■ Dataset section
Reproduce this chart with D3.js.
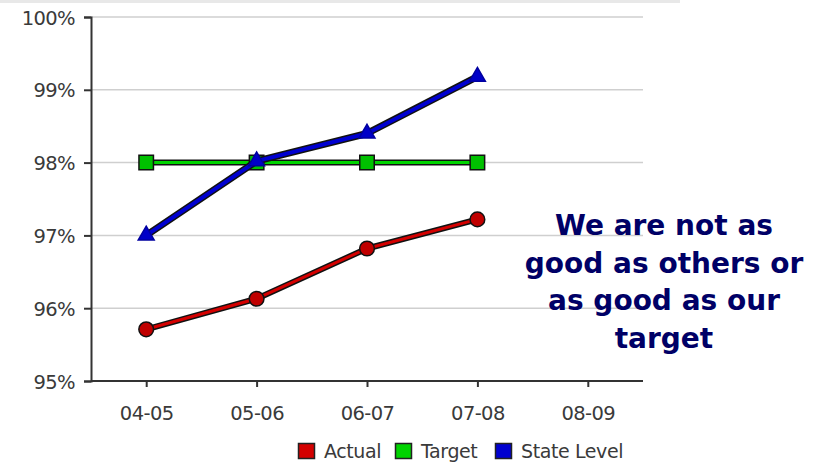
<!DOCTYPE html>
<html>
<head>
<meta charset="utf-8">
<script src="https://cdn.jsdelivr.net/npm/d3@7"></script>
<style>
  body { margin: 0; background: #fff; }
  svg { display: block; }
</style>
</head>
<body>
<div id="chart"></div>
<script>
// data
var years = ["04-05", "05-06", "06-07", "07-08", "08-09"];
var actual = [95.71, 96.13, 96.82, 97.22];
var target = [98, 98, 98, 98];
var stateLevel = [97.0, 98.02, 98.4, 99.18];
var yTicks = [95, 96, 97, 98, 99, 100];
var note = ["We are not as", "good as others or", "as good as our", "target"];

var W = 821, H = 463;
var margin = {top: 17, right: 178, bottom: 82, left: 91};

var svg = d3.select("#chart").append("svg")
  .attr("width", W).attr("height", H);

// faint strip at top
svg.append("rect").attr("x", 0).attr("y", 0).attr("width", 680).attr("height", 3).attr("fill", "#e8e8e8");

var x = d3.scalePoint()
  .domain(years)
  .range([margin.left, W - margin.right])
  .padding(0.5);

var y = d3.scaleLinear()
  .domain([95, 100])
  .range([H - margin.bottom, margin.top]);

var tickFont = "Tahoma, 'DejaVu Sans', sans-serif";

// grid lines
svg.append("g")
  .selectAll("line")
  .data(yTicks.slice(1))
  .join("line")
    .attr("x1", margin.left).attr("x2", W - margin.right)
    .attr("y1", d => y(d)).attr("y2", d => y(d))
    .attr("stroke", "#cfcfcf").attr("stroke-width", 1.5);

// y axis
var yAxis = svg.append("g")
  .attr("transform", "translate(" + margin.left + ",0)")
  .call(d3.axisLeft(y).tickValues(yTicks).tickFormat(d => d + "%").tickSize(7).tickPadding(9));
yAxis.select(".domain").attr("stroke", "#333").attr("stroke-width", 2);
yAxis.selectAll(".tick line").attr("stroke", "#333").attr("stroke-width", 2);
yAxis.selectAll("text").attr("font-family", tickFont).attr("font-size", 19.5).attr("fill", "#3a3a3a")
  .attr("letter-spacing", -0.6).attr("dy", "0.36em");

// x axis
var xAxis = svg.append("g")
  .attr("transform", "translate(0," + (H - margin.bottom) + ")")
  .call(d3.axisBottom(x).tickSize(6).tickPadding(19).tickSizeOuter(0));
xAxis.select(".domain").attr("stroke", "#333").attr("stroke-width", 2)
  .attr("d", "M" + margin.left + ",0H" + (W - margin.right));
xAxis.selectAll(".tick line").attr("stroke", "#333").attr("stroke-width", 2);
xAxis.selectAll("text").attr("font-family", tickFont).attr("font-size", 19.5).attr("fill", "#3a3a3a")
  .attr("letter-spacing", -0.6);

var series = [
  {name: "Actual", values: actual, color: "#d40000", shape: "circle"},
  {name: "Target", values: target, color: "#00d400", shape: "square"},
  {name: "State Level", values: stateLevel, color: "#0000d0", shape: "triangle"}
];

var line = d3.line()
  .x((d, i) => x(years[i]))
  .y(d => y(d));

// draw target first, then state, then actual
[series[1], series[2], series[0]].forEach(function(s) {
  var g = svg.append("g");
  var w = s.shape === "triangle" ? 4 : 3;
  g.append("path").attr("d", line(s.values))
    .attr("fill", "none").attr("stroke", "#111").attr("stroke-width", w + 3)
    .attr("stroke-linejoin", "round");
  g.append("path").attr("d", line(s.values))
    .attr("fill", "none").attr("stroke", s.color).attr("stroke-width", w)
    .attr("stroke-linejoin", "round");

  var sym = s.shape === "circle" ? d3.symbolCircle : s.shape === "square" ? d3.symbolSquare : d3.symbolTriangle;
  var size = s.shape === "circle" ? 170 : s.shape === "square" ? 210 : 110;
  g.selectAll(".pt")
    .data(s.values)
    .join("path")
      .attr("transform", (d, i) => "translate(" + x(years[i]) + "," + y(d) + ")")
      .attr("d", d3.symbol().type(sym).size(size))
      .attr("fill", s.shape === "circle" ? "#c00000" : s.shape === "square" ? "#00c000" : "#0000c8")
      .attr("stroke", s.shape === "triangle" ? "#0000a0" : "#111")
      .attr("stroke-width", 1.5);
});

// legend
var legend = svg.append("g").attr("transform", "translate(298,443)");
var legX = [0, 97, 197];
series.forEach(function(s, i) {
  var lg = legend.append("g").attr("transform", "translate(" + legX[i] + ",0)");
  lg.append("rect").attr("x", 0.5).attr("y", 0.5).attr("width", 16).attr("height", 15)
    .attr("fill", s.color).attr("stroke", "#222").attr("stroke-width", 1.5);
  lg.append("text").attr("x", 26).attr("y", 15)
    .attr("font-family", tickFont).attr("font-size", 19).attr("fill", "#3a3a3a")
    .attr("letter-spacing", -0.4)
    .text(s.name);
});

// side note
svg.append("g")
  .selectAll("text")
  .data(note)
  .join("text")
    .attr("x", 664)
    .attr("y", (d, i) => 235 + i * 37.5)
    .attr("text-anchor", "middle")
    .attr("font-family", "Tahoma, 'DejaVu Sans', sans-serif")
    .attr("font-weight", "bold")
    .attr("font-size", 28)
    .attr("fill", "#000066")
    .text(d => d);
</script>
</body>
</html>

■ What you are asked to do
Identify the lines above with the word "chart". Copy them.

■ Task answer
Reproduce this chart with D3.js.
<div id="chart"></div>
var svg = d3.select("#chart").append("svg")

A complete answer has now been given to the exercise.